[begin Recorded information]

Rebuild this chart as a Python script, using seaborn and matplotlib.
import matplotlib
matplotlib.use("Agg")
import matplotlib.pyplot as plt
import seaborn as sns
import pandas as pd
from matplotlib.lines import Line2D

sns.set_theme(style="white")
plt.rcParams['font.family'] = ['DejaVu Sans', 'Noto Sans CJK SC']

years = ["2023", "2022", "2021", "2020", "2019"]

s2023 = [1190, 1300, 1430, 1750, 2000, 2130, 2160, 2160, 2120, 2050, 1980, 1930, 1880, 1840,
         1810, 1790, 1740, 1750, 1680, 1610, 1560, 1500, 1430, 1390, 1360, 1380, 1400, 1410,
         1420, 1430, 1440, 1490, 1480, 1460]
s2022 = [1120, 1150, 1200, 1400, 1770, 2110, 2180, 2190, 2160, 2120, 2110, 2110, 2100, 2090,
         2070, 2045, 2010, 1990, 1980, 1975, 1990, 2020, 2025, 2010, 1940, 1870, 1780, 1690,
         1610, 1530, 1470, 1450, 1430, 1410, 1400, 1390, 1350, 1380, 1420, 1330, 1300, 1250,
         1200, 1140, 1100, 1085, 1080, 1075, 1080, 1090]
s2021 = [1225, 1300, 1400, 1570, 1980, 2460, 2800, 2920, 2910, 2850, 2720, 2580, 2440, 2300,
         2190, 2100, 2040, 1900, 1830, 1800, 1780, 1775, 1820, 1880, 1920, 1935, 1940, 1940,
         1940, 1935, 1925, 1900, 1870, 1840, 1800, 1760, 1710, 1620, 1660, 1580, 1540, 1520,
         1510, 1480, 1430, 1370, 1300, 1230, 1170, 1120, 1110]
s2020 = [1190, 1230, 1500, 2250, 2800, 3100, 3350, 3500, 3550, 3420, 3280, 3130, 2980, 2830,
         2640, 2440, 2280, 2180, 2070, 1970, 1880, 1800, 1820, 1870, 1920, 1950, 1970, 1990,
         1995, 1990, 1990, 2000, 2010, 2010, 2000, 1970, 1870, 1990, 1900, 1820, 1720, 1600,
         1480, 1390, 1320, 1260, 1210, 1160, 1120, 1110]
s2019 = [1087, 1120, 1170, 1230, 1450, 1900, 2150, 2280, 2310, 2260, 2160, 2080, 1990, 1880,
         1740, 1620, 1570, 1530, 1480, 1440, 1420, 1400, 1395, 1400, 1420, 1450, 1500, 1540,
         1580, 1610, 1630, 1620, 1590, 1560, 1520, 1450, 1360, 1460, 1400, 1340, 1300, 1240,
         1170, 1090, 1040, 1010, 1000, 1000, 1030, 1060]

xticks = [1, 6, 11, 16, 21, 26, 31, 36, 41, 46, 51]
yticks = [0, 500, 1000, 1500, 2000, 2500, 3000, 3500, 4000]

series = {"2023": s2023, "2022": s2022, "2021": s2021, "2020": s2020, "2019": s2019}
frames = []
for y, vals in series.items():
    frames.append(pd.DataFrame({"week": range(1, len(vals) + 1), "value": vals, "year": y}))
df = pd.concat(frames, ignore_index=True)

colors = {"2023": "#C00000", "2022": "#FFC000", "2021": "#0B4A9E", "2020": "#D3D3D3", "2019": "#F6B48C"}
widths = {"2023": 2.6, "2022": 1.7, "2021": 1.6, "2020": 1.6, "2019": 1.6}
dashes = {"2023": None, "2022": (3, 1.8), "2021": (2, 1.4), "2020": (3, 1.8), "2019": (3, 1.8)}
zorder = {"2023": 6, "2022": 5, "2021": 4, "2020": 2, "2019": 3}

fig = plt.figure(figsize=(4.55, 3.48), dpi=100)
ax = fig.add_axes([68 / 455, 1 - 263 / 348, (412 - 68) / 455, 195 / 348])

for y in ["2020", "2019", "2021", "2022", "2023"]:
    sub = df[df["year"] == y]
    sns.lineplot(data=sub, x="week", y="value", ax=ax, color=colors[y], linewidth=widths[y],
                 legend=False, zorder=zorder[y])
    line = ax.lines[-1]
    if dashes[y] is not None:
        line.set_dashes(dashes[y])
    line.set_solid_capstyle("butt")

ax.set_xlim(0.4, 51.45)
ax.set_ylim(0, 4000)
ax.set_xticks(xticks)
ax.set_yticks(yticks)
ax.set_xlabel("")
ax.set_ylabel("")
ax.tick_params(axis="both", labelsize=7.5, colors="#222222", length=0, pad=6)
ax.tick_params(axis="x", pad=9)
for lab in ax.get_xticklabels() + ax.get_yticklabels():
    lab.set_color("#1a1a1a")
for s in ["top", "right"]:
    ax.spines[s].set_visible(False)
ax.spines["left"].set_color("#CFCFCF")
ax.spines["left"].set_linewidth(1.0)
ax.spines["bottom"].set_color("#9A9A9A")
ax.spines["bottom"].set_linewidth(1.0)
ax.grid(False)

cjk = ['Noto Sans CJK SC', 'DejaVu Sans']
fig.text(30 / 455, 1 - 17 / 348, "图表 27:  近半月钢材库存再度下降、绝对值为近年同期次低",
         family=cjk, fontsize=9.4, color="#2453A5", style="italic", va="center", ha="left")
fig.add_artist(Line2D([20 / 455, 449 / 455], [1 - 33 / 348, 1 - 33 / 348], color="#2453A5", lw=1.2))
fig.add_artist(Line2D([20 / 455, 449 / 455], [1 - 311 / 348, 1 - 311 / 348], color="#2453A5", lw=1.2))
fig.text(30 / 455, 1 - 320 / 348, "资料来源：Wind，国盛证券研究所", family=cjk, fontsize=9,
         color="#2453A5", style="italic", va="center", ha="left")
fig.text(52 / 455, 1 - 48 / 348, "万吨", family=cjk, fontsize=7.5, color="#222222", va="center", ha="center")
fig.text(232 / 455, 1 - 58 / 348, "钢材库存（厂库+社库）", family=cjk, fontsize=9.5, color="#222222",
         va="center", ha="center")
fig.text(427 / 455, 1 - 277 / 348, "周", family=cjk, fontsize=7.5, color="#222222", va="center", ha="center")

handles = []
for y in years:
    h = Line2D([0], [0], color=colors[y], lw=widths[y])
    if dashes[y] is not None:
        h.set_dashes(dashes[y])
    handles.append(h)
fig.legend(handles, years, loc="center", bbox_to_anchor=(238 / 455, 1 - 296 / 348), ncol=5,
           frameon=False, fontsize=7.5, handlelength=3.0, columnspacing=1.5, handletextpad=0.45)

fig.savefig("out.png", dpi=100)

[end Recorded information]

Quote each line above in full, word for word.

Rebuild this chart as a Python script, using seaborn and matplotlib.
import matplotlib
matplotlib.use("Agg")
import matplotlib.pyplot as plt
import seaborn as sns
import pandas as pd
from matplotlib.lines import Line2D

sns.set_theme(style="white")
plt.rcParams['font.family'] = ['DejaVu Sans', 'Noto Sans CJK SC']

years = ["2023", "2022", "2021", "2020", "2019"]

s2023 = [1190, 1300, 1430, 1750, 2000, 2130, 2160, 2160, 2120, 2050, 1980, 1930, 1880, 1840,
         1810, 1790, 1740, 1750, 1680, 1610, 1560, 1500, 1430, 1390, 1360, 1380, 1400, 1410,
         1420, 1430, 1440, 1490, 1480, 1460]
s2022 = [1120, 1150, 1200, 1400, 1770, 2110, 2180, 2190, 2160, 2120, 2110, 2110, 2100, 2090,
         2070, 2045, 2010, 1990, 1980, 1975, 1990, 2020, 2025, 2010, 1940, 1870, 1780, 1690,
         1610, 1530, 1470, 1450, 1430, 1410, 1400, 1390, 1350, 1380, 1420, 1330, 1300, 1250,
         1200, 1140, 1100, 1085, 1080, 1075, 1080, 1090]
s2021 = [1225, 1300, 1400, 1570, 1980, 2460, 2800, 2920, 2910, 2850, 2720, 2580, 2440, 2300,
         2190, 2100, 2040, 1900, 1830, 1800, 1780, 1775, 1820, 1880, 1920, 1935, 1940, 1940,
         1940, 1935, 1925, 1900, 1870, 1840, 1800, 1760, 1710, 1620, 1660, 1580, 1540, 1520,
         1510, 1480, 1430, 1370, 1300, 1230, 1170, 1120, 1110]
s2020 = [1190, 1230, 1500, 2250, 2800, 3100, 3350, 3500, 3550, 3420, 3280, 3130, 2980, 2830,
         2640, 2440, 2280, 2180, 2070, 1970, 1880, 1800, 1820, 1870, 1920, 1950, 1970, 1990,
         1995, 1990, 1990, 2000, 2010, 2010, 2000, 1970, 1870, 1990, 1900, 1820, 1720, 1600,
         1480, 1390, 1320, 1260, 1210, 1160, 1120, 1110]
s2019 = [1087, 1120, 1170, 1230, 1450, 1900, 2150, 2280, 2310, 2260, 2160, 2080, 1990, 1880,
         1740, 1620, 1570, 1530, 1480, 1440, 1420, 1400, 1395, 1400, 1420, 1450, 1500, 1540,
         1580, 1610, 1630, 1620, 1590, 1560, 1520, 1450, 1360, 1460, 1400, 1340, 1300, 1240,
         1170, 1090, 1040, 1010, 1000, 1000, 1030, 1060]

xticks = [1, 6, 11, 16, 21, 26, 31, 36, 41, 46, 51]
yticks = [0, 500, 1000, 1500, 2000, 2500, 3000, 3500, 4000]

series = {"2023": s2023, "2022": s2022, "2021": s2021, "2020": s2020, "2019": s2019}
frames = []
for y, vals in series.items():
    frames.append(pd.DataFrame({"week": range(1, len(vals) + 1), "value": vals, "year": y}))
df = pd.concat(frames, ignore_index=True)

colors = {"2023": "#C00000", "2022": "#FFC000", "2021": "#0B4A9E", "2020": "#D3D3D3", "2019": "#F6B48C"}
widths = {"2023": 2.6, "2022": 1.7, "2021": 1.6, "2020": 1.6, "2019": 1.6}
dashes = {"2023": None, "2022": (3, 1.8), "2021": (2, 1.4), "2020": (3, 1.8), "2019": (3, 1.8)}
zorder = {"2023": 6, "2022": 5, "2021": 4, "2020": 2, "2019": 3}

fig = plt.figure(figsize=(4.55, 3.48), dpi=100)
ax = fig.add_axes([68 / 455, 1 - 263 / 348, (412 - 68) / 455, 195 / 348])

for y in ["2020", "2019", "2021", "2022", "2023"]:
    sub = df[df["year"] == y]
    sns.lineplot(data=sub, x="week", y="value", ax=ax, color=colors[y], linewidth=widths[y],
                 legend=False, zorder=zorder[y])
    line = ax.lines[-1]
    if dashes[y] is not None:
        line.set_dashes(dashes[y])
    line.set_solid_capstyle("butt")

ax.set_xlim(0.4, 51.45)
ax.set_ylim(0, 4000)
ax.set_xticks(xticks)
ax.set_yticks(yticks)
ax.set_xlabel("")
ax.set_ylabel("")
ax.tick_params(axis="both", labelsize=7.5, colors="#222222", length=0, pad=6)
ax.tick_params(axis="x", pad=9)
for lab in ax.get_xticklabels() + ax.get_yticklabels():
    lab.set_color("#1a1a1a")
for s in ["top", "right"]:
    ax.spines[s].set_visible(False)
ax.spines["left"].set_color("#CFCFCF")
ax.spines["left"].set_linewidth(1.0)
ax.spines["bottom"].set_color("#9A9A9A")
ax.spines["bottom"].set_linewidth(1.0)
ax.grid(False)

cjk = ['Noto Sans CJK SC', 'DejaVu Sans']
fig.text(30 / 455, 1 - 17 / 348, "图表 27:  近半月钢材库存再度下降、绝对值为近年同期次低",
         family=cjk, fontsize=9.4, color="#2453A5", style="italic", va="center", ha="left")
fig.add_artist(Line2D([20 / 455, 449 / 455], [1 - 33 / 348, 1 - 33 / 348], color="#2453A5", lw=1.2))
fig.add_artist(Line2D([20 / 455, 449 / 455], [1 - 311 / 348, 1 - 311 / 348], color="#2453A5", lw=1.2))
fig.text(30 / 455, 1 - 320 / 348, "资料来源：Wind，国盛证券研究所", family=cjk, fontsize=9,
         color="#2453A5", style="italic", va="center", ha="left")
fig.text(52 / 455, 1 - 48 / 348, "万吨", family=cjk, fontsize=7.5, color="#222222", va="center", ha="center")
fig.text(232 / 455, 1 - 58 / 348, "钢材库存（厂库+社库）", family=cjk, fontsize=9.5, color="#222222",
         va="center", ha="center")
fig.text(427 / 455, 1 - 277 / 348, "周", family=cjk, fontsize=7.5, color="#222222", va="center", ha="center")

handles = []
for y in years:
    h = Line2D([0], [0], color=colors[y], lw=widths[y])
    if dashes[y] is not None:
        h.set_dashes(dashes[y])
    handles.append(h)
fig.legend(handles, years, loc="center", bbox_to_anchor=(238 / 455, 1 - 296 / 348), ncol=5,
           frameon=False, fontsize=7.5, handlelength=3.0, columnspacing=1.5, handletextpad=0.45)

fig.savefig("out.png", dpi=100)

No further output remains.